Monday 12 September 2011

Mum

A couple of years ago I wrote a blog about my father. Recently I was looking through my old documents and I found the following tribute to my mother which I wrote after she passed away, and read at her funeral. At a time when my life seems so full of anger and disappointment, I felt the need to spread some love, so I would like to share this with anyone who cares to read it.

"My mother was the bravest person I have ever met.

During the last 25 years of her life, she endured a bewildering succession of life’s cruellest tricks, whilst maintaining, at least outwardly, a quiet but stubborn sense of optimism, and, given some of the blows she was dealt, a quite remarkable lack of bitterness about her lot in life.

Most of the people who knew her during the last 10 years of her life will remember her as a kind, sweet, funny, caring, lovable, occasionally feisty but endlessly entertaining person. Someone who was full of life, and full of fun. Very few of those people however will ever have seen the depths of despair from which she repeatedly extricated herself with nothing more than sheer will and cussedness.

For myself, I would not say that I really knew my mother in any normally accepted sense of the term, until 1986. Even then, it was not until I had lived through some very difficult times with her that I truly began to appreciate either her strength of character or her incredible ability to bounce back from seemingly hopeless situations. It was during those first few years of getting to know her well that I learned something which helped both of us on numerous occasions. I found that if I could make her laugh, no matter how grave the situation seemed, she would generally be back on her feet in pretty short order.

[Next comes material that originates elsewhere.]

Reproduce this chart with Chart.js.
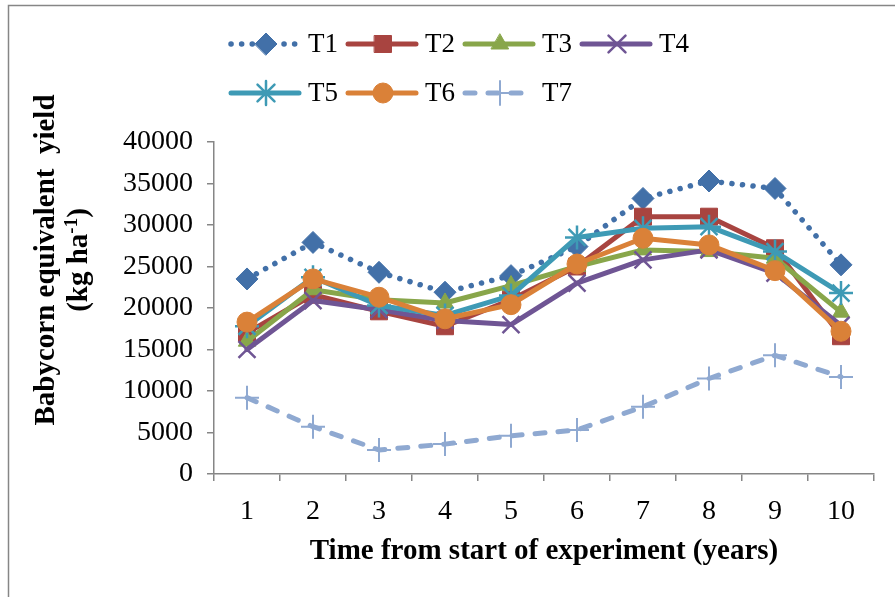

In fact it was only when I realised ten days or so ago that she could no longer raise a smile, that it dawned on me that this time there may be no way back.

I have to confess to not being any sort of an expert on the etiquette of these occasions, having thankfully not had to attend too many, but when I read through the cards I received both from Mum’s friends, and indeed my own, it struck me that it might be a nice thing to do to share some of those people’s thoughts with you.

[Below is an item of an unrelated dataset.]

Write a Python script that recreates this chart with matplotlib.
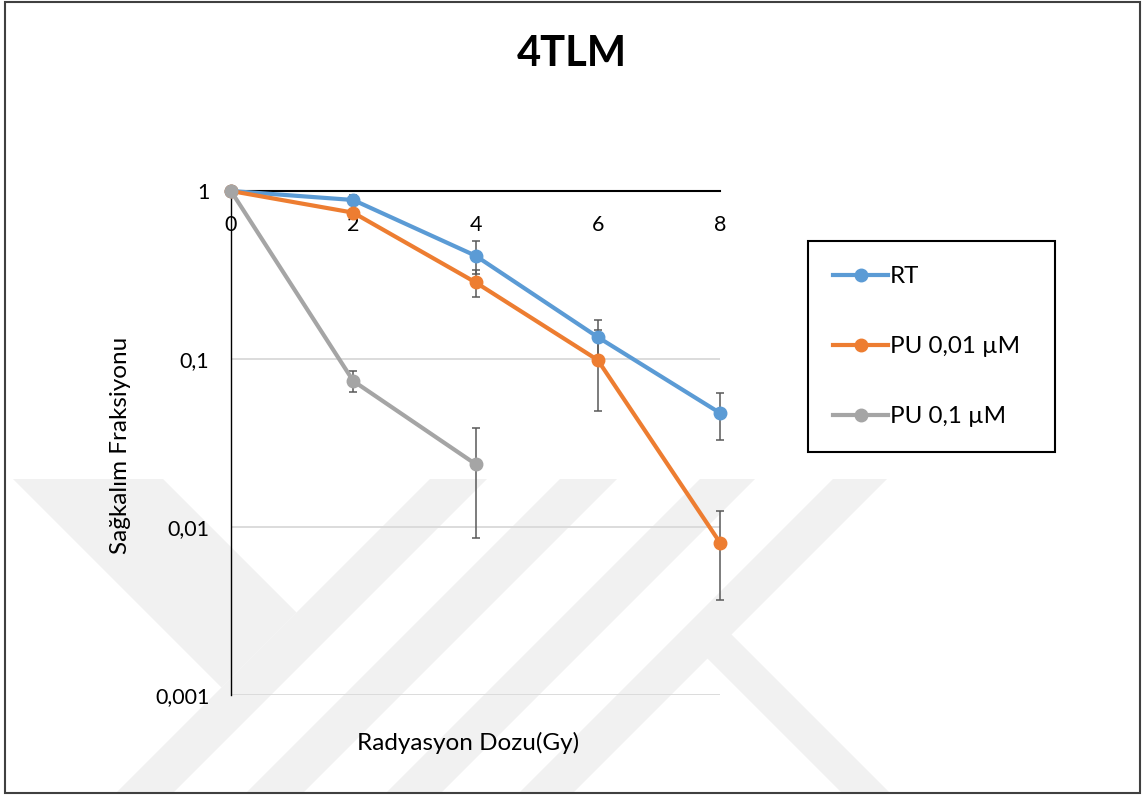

With that in mind, here are a few examples:

“Dorothy had amazing spirit and determination and loved being surrounded by people. She had the ability to make friends with people of all ages because she was genuinely interested in what they had to say. She was warm and sincere and liked to laugh”.

“We are very glad that we had the chance to meet her, and were full of admiration at the way she coped with her illness… She was so full of fun and good spirit it was hard to realise how ill she really was”.

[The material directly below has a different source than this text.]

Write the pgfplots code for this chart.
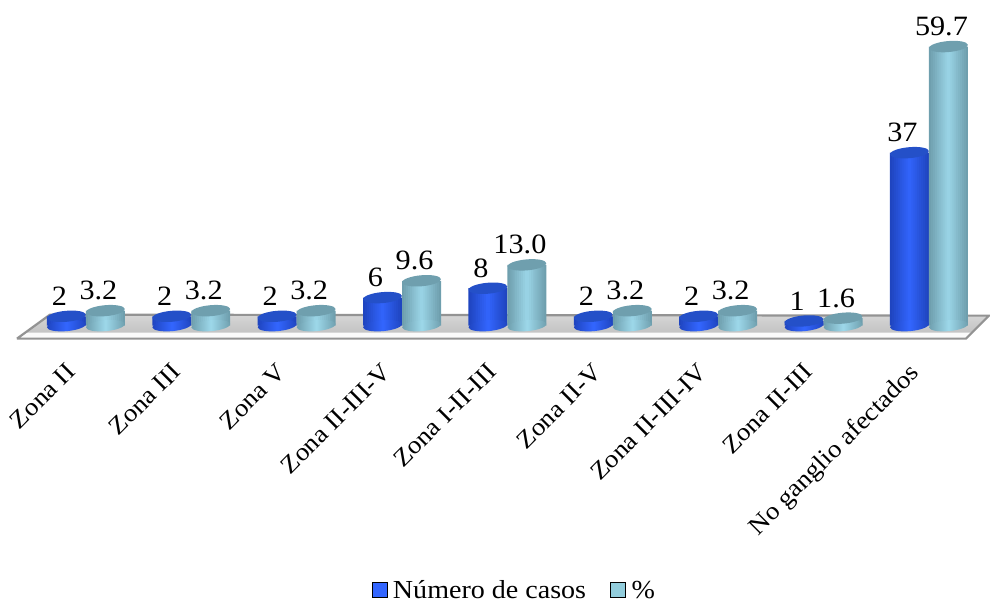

“You Mum was such a great woman, so wry and sharp, amusing and inspiring. We miss her”.

“Your Mother was a wonderful friend to me and I already miss her”.

For myself, I am happy to say that I have an abundance of great memories to treasure, amongst them some of the funniest and most memorable times of my entire life. Some of my fondest of them concern her unique talents. For example, her ability to sustain a conversation, seemingly for days on end, by questioning me on the minutiae of the restaurant menus I encountered on my business trips abroad was genuinely awe inspiring.

I think though that if one story sums my mother up then this is it.

One Friday afternoon, probably around 1994/5, when she was living in Dymchurch, I got a call at the office. “You have to meet my friend”. “Oh, OK” I said, “who is she and where did you meet her?” “I picked her up in my cab”. “Ah.” It turns out that during her days as a cabbie, Mum had arrived at Charlton station in the pouring rain to collect a fare. Unfortunately whoever it was had long gone, and the only person in view was a young woman in floods of tears. Having established that this person (a) was not her fare, and (b) she did not have any money or place to stay, anyone might have been excused for making the appropriate sympathetic noises and driving on. Not a bit of it. “Well you’ll have to come home with me then” was the predictable response. Ingrid remains a close friend to her to this day, having invited Mum to visit her in Vienna on at least a couple of occasions.

I know of very few people better at making and keeping friends, and none who are or were more universally loved by those close to them. In her own gentle way, she set me an example which I hope I can live up to, and I certainly would not be half the person I am if it were not for having known her."